** START Supplied entries **

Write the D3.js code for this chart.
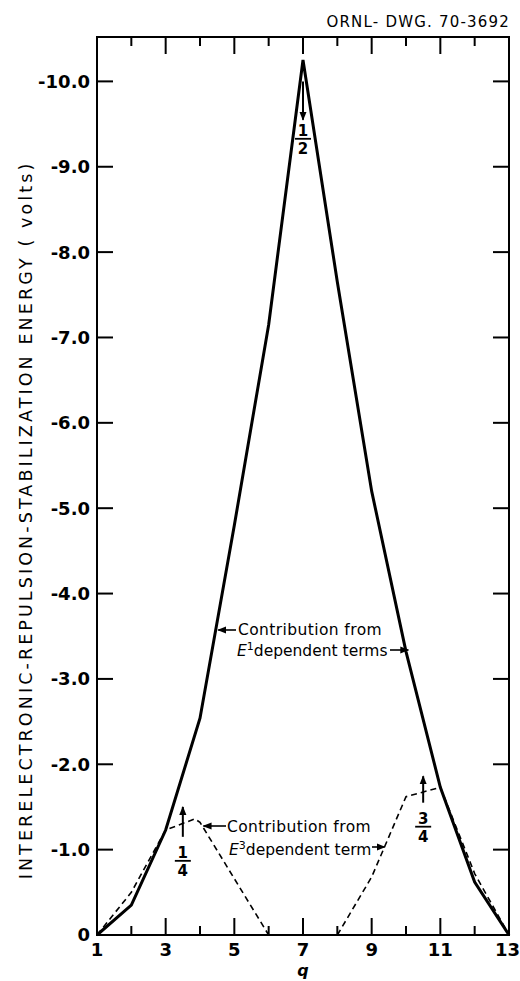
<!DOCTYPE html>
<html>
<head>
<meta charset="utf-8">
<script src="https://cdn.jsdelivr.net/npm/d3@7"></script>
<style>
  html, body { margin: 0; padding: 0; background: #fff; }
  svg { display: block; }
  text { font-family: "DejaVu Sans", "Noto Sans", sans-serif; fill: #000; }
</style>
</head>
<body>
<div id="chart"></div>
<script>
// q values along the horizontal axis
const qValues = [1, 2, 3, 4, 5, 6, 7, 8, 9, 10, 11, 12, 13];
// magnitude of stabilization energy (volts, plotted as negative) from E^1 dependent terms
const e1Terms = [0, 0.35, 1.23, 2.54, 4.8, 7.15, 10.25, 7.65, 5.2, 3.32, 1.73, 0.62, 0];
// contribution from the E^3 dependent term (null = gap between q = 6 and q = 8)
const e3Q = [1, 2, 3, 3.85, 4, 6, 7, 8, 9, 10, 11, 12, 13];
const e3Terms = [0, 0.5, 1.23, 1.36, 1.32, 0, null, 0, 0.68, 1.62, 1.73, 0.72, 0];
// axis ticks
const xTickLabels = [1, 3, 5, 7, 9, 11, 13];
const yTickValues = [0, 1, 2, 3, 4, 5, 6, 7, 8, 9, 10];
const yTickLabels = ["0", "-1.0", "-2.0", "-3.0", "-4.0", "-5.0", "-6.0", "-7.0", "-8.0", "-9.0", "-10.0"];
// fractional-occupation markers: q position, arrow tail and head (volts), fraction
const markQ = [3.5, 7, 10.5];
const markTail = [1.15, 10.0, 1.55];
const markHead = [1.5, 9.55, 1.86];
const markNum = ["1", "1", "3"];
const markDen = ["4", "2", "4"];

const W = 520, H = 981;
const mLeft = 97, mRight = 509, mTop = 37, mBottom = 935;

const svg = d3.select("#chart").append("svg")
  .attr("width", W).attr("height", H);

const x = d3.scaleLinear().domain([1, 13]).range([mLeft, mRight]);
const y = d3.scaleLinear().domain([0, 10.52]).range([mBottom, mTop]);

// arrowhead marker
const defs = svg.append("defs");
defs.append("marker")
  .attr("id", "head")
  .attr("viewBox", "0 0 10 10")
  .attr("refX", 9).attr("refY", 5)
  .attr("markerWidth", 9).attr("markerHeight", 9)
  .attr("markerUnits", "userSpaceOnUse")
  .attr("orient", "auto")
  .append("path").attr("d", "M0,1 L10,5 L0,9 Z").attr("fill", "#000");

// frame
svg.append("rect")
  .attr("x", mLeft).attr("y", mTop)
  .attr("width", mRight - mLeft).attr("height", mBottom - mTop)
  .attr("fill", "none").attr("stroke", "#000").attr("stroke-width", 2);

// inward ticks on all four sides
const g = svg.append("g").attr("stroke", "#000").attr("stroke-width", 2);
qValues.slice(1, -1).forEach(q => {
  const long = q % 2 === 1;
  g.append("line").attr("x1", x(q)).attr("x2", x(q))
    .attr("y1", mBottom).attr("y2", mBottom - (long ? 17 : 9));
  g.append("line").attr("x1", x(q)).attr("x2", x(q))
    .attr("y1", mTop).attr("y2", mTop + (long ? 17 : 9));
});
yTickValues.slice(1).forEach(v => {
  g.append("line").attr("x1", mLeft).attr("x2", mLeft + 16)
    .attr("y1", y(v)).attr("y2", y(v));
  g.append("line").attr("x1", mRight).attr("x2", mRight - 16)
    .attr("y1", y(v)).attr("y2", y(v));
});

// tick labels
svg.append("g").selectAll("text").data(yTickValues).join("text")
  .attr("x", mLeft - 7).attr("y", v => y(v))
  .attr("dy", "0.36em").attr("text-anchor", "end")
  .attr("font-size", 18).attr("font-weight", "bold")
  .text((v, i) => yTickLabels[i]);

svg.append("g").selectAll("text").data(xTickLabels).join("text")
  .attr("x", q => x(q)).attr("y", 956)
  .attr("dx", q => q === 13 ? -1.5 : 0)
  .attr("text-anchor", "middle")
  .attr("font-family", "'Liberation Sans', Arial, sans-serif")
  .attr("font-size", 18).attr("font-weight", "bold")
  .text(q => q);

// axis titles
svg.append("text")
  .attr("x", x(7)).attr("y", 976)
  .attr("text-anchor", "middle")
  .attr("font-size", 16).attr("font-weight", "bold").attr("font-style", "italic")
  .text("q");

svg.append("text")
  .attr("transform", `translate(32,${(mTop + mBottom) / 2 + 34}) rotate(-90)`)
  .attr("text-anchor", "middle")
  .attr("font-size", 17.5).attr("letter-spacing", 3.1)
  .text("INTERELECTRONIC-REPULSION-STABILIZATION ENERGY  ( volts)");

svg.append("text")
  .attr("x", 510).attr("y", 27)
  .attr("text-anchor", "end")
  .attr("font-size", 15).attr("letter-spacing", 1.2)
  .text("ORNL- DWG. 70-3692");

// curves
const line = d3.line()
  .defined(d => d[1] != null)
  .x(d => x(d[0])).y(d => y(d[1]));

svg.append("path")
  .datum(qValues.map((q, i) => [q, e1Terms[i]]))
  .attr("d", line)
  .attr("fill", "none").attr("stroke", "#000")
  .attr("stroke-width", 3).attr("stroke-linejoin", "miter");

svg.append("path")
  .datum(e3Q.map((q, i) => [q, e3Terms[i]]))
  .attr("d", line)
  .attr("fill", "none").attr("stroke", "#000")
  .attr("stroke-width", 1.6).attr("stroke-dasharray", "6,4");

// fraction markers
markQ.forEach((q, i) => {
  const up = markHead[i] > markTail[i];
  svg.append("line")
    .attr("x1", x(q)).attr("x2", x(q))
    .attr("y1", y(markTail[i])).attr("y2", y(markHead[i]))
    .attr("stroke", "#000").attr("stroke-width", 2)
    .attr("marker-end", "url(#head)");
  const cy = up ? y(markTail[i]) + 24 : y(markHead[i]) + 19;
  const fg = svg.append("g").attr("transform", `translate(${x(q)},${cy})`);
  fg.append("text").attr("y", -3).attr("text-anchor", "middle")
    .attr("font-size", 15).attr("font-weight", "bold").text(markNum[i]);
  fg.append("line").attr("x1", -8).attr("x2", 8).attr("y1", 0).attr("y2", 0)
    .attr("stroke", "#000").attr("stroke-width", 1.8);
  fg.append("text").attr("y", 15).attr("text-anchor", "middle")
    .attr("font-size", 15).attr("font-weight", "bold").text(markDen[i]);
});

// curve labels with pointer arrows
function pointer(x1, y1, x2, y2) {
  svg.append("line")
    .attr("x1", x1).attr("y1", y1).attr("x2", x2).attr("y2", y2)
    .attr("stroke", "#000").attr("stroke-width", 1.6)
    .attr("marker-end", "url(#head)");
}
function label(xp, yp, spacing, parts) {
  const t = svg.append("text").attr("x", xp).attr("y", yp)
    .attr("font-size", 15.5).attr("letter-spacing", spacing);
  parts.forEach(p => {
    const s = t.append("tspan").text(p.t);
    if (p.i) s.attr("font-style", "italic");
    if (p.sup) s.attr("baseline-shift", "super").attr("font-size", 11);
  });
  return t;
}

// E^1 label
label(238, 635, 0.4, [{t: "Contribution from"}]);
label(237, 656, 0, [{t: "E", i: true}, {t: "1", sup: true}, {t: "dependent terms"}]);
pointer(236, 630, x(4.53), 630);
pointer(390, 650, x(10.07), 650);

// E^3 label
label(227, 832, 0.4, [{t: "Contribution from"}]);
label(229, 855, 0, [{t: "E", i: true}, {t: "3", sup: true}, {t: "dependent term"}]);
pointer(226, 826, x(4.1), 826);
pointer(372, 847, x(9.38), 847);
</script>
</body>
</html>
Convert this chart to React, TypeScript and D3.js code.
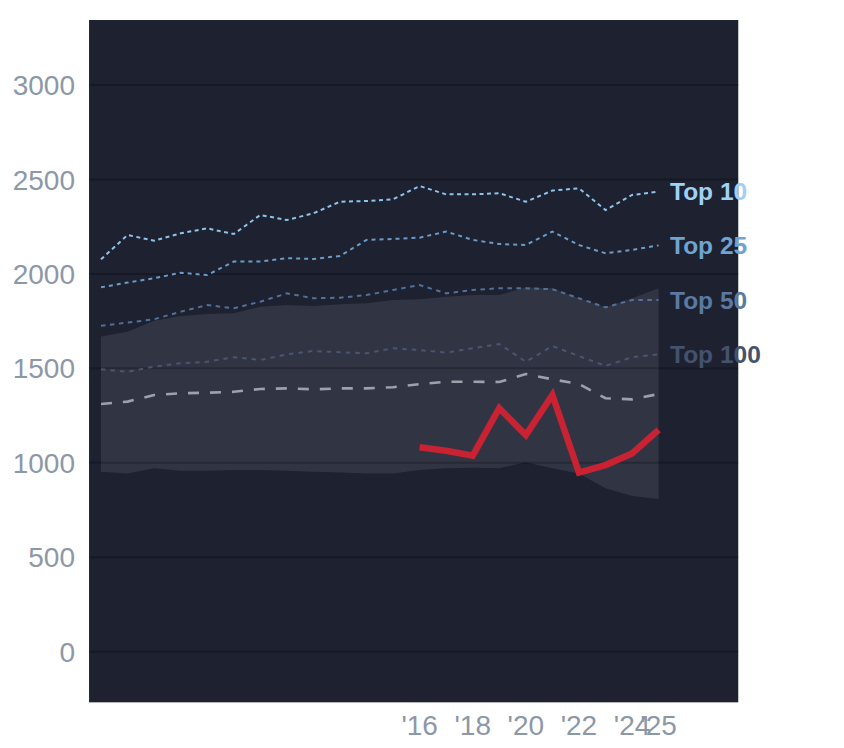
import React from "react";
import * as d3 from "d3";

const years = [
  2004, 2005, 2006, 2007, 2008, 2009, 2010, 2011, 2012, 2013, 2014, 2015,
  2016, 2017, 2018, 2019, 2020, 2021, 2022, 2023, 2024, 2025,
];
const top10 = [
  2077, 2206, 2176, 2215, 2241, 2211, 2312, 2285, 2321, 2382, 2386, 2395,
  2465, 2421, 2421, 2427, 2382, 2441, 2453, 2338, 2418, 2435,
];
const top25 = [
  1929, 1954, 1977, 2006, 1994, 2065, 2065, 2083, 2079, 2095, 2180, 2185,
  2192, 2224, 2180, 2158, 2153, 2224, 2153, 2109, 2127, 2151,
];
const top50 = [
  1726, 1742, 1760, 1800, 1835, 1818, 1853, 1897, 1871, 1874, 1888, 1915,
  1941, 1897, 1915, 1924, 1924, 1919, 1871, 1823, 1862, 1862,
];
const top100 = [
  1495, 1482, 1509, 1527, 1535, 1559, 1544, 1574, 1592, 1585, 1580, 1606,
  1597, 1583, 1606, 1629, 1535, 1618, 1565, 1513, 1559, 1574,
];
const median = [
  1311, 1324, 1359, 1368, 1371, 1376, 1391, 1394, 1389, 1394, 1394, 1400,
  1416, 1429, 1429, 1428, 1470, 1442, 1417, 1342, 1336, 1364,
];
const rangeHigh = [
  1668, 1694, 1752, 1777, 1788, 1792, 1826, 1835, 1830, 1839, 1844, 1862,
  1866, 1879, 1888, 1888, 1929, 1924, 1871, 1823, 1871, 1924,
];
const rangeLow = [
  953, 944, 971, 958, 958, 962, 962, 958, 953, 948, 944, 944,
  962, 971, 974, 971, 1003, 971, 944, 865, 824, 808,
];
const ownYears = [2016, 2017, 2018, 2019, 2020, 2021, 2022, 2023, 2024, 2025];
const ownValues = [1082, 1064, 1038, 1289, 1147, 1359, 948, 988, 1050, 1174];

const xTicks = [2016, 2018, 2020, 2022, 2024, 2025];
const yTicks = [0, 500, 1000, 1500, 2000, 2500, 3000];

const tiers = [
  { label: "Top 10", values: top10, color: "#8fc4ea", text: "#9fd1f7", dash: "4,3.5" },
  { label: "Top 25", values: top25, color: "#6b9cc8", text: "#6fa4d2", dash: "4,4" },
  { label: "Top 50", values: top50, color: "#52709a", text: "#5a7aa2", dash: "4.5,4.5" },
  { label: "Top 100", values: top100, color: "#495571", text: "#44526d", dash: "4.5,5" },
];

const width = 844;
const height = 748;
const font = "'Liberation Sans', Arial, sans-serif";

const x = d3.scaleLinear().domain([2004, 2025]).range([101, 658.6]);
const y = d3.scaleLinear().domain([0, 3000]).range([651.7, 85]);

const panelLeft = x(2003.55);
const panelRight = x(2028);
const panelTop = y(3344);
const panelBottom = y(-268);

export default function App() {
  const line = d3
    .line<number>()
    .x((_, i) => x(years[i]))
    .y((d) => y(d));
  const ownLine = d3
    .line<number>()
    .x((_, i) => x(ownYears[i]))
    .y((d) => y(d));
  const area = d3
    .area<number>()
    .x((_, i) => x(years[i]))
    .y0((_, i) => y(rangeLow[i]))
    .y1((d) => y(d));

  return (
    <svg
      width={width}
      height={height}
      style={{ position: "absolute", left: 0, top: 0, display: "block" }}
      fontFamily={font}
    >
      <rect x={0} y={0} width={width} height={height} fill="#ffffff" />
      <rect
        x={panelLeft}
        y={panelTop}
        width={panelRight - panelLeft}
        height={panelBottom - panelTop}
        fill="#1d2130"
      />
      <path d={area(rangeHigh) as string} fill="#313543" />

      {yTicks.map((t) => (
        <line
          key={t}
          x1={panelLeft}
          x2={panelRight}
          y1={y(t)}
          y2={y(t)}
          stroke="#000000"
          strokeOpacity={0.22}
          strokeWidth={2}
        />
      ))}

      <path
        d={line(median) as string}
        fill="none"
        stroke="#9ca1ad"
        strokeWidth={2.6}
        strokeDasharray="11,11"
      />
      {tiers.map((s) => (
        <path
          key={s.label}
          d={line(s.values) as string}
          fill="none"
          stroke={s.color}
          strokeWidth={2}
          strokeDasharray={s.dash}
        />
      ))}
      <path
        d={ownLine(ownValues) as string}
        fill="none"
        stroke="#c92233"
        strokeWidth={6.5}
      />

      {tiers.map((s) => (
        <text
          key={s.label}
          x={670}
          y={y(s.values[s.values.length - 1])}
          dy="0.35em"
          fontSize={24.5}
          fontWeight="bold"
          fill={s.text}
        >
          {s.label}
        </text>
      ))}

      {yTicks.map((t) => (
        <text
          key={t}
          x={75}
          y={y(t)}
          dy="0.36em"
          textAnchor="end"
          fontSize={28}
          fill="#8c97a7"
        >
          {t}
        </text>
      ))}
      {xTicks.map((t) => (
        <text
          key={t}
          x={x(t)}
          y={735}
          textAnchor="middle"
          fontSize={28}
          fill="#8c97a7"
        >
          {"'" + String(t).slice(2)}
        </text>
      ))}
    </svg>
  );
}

** END Supplied entries **

Do this — Copy exactly the stretch of lines from the one containing "Convert this chart" through the one containing "import * as", both included. Leave out any pictures.

Response to the exercise —
Convert this chart to React, TypeScript and D3.js code.
import React from "react";
import * as d3 from "d3";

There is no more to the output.